**DATA BLOCK:**

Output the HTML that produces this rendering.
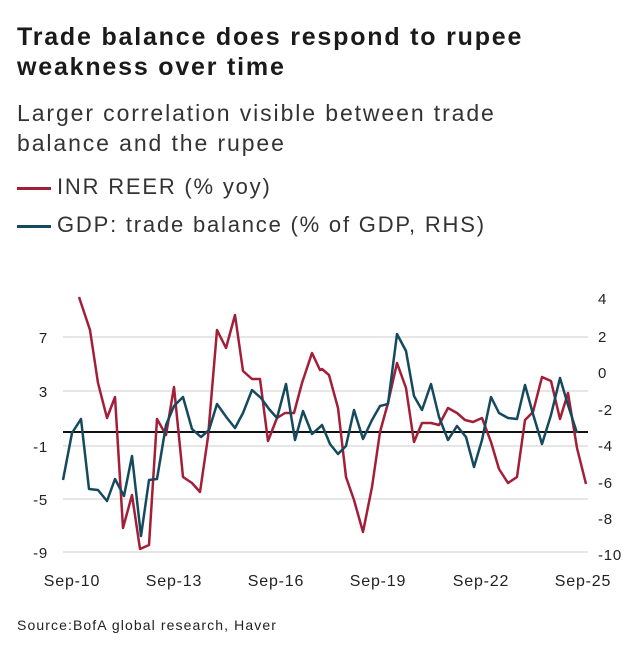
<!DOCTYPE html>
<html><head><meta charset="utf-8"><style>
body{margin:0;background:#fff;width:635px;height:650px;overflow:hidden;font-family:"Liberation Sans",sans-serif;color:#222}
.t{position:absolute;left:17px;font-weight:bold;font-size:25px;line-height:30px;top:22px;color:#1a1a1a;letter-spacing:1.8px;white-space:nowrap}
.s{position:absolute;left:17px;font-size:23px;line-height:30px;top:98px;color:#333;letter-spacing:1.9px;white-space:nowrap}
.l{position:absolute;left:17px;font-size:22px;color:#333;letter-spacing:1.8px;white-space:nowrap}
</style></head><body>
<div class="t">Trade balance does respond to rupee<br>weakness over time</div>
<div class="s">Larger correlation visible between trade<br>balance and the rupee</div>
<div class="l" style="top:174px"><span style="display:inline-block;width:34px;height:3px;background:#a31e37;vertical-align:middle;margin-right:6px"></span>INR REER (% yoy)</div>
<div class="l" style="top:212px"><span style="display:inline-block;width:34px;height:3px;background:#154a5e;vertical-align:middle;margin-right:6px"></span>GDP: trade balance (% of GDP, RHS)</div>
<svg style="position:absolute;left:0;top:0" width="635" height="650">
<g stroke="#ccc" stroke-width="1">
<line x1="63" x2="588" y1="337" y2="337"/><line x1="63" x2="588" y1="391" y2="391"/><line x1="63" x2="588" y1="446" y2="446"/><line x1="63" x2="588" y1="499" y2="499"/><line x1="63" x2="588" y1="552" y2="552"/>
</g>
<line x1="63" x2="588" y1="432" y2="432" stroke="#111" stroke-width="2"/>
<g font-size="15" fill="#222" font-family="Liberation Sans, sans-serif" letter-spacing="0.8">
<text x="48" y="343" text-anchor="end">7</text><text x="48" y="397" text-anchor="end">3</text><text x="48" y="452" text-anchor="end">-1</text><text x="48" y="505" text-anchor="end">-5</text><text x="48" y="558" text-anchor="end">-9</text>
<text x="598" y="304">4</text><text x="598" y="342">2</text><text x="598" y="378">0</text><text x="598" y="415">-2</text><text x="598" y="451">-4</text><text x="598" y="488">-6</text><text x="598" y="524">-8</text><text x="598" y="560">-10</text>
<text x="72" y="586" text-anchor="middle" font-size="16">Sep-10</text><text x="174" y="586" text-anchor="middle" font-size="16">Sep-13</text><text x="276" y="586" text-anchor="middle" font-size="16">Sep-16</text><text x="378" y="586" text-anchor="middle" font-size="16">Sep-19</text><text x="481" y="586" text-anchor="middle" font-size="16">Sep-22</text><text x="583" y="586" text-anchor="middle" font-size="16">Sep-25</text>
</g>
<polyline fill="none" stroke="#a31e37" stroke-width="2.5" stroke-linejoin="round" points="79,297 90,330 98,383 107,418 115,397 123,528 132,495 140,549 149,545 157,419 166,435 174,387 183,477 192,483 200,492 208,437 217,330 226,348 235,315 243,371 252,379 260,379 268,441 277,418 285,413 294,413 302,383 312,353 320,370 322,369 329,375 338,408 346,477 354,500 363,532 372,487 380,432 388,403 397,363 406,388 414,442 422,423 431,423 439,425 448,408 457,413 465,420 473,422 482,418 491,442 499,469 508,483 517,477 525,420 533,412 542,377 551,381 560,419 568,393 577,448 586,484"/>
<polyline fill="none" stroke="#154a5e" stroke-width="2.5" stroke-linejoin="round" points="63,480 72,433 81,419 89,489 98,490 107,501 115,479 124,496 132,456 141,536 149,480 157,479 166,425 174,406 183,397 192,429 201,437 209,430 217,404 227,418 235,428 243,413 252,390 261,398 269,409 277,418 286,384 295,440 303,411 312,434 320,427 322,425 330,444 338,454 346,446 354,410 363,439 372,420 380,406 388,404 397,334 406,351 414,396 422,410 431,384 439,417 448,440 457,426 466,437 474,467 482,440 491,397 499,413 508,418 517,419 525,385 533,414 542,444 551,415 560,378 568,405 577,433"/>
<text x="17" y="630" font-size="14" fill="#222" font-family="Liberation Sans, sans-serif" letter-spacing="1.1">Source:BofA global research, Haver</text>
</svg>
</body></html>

**REQUIRED TASK:**
Copy the listing over exactly, skipping the pictures it holds.

**EXERCISE RESPONSE:**
Output the HTML that produces this rendering.
<!DOCTYPE html>
<html><head><meta charset="utf-8"><style>
body{margin:0;background:#fff;width:635px;height:650px;overflow:hidden;font-family:"Liberation Sans",sans-serif;color:#222}
.t{position:absolute;left:17px;font-weight:bold;font-size:25px;line-height:30px;top:22px;color:#1a1a1a;letter-spacing:1.8px;white-space:nowrap}
.s{position:absolute;left:17px;font-size:23px;line-height:30px;top:98px;color:#333;letter-spacing:1.9px;white-space:nowrap}
.l{position:absolute;left:17px;font-size:22px;color:#333;letter-spacing:1.8px;white-space:nowrap}
</style></head><body>
<div class="t">Trade balance does respond to rupee<br>weakness over time</div>
<div class="s">Larger correlation visible between trade<br>balance and the rupee</div>
<div class="l" style="top:174px"><span style="display:inline-block;width:34px;height:3px;background:#a31e37;vertical-align:middle;margin-right:6px"></span>INR REER (% yoy)</div>
<div class="l" style="top:212px"><span style="display:inline-block;width:34px;height:3px;background:#154a5e;vertical-align:middle;margin-right:6px"></span>GDP: trade balance (% of GDP, RHS)</div>
<svg style="position:absolute;left:0;top:0" width="635" height="650">
<g stroke="#ccc" stroke-width="1">
<line x1="63" x2="588" y1="337" y2="337"/><line x1="63" x2="588" y1="391" y2="391"/><line x1="63" x2="588" y1="446" y2="446"/><line x1="63" x2="588" y1="499" y2="499"/><line x1="63" x2="588" y1="552" y2="552"/>
</g>
<line x1="63" x2="588" y1="432" y2="432" stroke="#111" stroke-width="2"/>
<g font-size="15" fill="#222" font-family="Liberation Sans, sans-serif" letter-spacing="0.8">
<text x="48" y="343" text-anchor="end">7</text><text x="48" y="397" text-anchor="end">3</text><text x="48" y="452" text-anchor="end">-1</text><text x="48" y="505" text-anchor="end">-5</text><text x="48" y="558" text-anchor="end">-9</text>
<text x="598" y="304">4</text><text x="598" y="342">2</text><text x="598" y="378">0</text><text x="598" y="415">-2</text><text x="598" y="451">-4</text><text x="598" y="488">-6</text><text x="598" y="524">-8</text><text x="598" y="560">-10</text>
<text x="72" y="586" text-anchor="middle" font-size="16">Sep-10</text><text x="174" y="586" text-anchor="middle" font-size="16">Sep-13</text><text x="276" y="586" text-anchor="middle" font-size="16">Sep-16</text><text x="378" y="586" text-anchor="middle" font-size="16">Sep-19</text><text x="481" y="586" text-anchor="middle" font-size="16">Sep-22</text><text x="583" y="586" text-anchor="middle" font-size="16">Sep-25</text>
</g>
<polyline fill="none" stroke="#a31e37" stroke-width="2.5" stroke-linejoin="round" points="79,297 90,330 98,383 107,418 115,397 123,528 132,495 140,549 149,545 157,419 166,435 174,387 183,477 192,483 200,492 208,437 217,330 226,348 235,315 243,371 252,379 260,379 268,441 277,418 285,413 294,413 302,383 312,353 320,370 322,369 329,375 338,408 346,477 354,500 363,532 372,487 380,432 388,403 397,363 406,388 414,442 422,423 431,423 439,425 448,408 457,413 465,420 473,422 482,418 491,442 499,469 508,483 517,477 525,420 533,412 542,377 551,381 560,419 568,393 577,448 586,484"/>
<polyline fill="none" stroke="#154a5e" stroke-width="2.5" stroke-linejoin="round" points="63,480 72,433 81,419 89,489 98,490 107,501 115,479 124,496 132,456 141,536 149,480 157,479 166,425 174,406 183,397 192,429 201,437 209,430 217,404 227,418 235,428 243,413 252,390 261,398 269,409 277,418 286,384 295,440 303,411 312,434 320,427 322,425 330,444 338,454 346,446 354,410 363,439 372,420 380,406 388,404 397,334 406,351 414,396 422,410 431,384 439,417 448,440 457,426 466,437 474,467 482,440 491,397 499,413 508,418 517,419 525,385 533,414 542,444 551,415 560,378 568,405 577,433"/>
<text x="17" y="630" font-size="14" fill="#222" font-family="Liberation Sans, sans-serif" letter-spacing="1.1">Source:BofA global research, Haver</text>
</svg>
</body></html>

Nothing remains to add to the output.